Being in a relationship is all about compromise. There will be times when the two of you can’t agree on a particular course of action and you have to argue it out. Maybe your partner wants to watch a comedy while you want to watch a horror movie. Or maybe you want to visit your parents this weekend but your partner would prefer to see his friends.
Usually these disputes can be resolved after a little reasonable discussion and with no lasting impact to your relationship. The solution is normally a compromise to keep everyone happy. For example, you might settle the TV debate by watching what you want to watch tonight and letting your partner choose the film tomorrow. Or you will decide the weekend plans by fitting both your parents and your partners friends into the same day.

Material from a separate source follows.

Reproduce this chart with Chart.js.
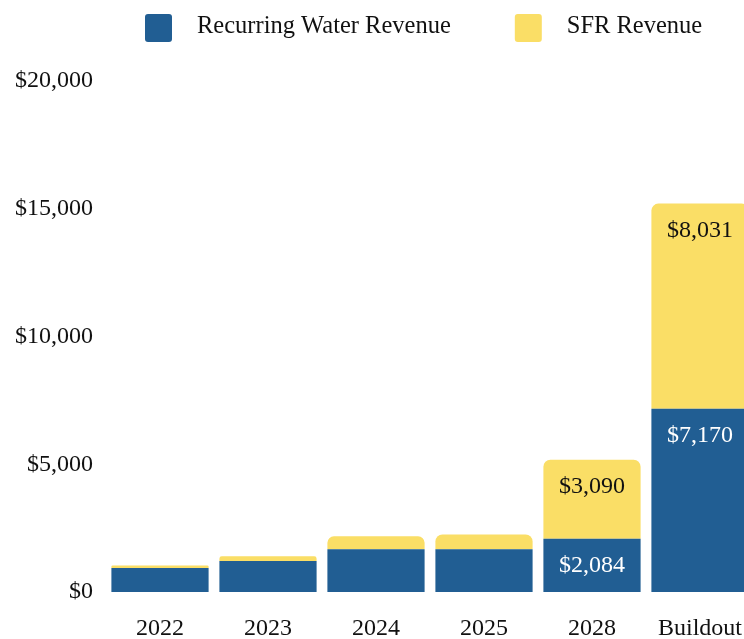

But some arguments are much more significant and can’t be resolved with a short conversation or a quick compromise. Moving home is just such a topic. If you want to move home but your partner doesn’t, either course of action will leave the other person feeling unhappy. But this doesn’t mean you have to end your relationship. By talking through the issue in detail, you can both come to an agreement that leaves everyone a lot happier and fulfilled. Here are some tips for finding the solution.
Talk through your life plans
It may be that you’ve never sat down and had the conversation about what you both want from your lives. Where do you see yourself in five years time, a decade, or beyond? Do you want to get married or start a family? Are you already in your dream job or is it still out there somewhere? The answers to these questions are crucial for your decision-making process. Moving home might require you both to change jobs and move away from family, both of which are huge things to ask of your partner. If moving home can accommodate both of your life plans then it could work, but if not, then it’s unreasonable of you to ask your partner to give up their life for yours.
Show them the benefits
What are the key reasons you want to move? Perhaps you want to be closer to career opportunities, get away from the city, or live in a more attractive and exciting part of the country. Talk your partner through your thought process and maybe they will come around to the idea. Look through real estate websites to get an idea of the properties you could be living in, and take a trip to your preferred location so they can see what life would be like after the move.
Agree on a timeframe
Maybe your partner isn’t ready to move but you are itching to get out right away. A good compromise could be to wait a few years. This way, you still get to move while your partner has a bit more time to make the necessary adjustments to their life.
It may well be that no amount of convincing will make your partner want to move, in which case you must respect their wishes. If so, you will need to have a long and frank talk about what this means for your relationship.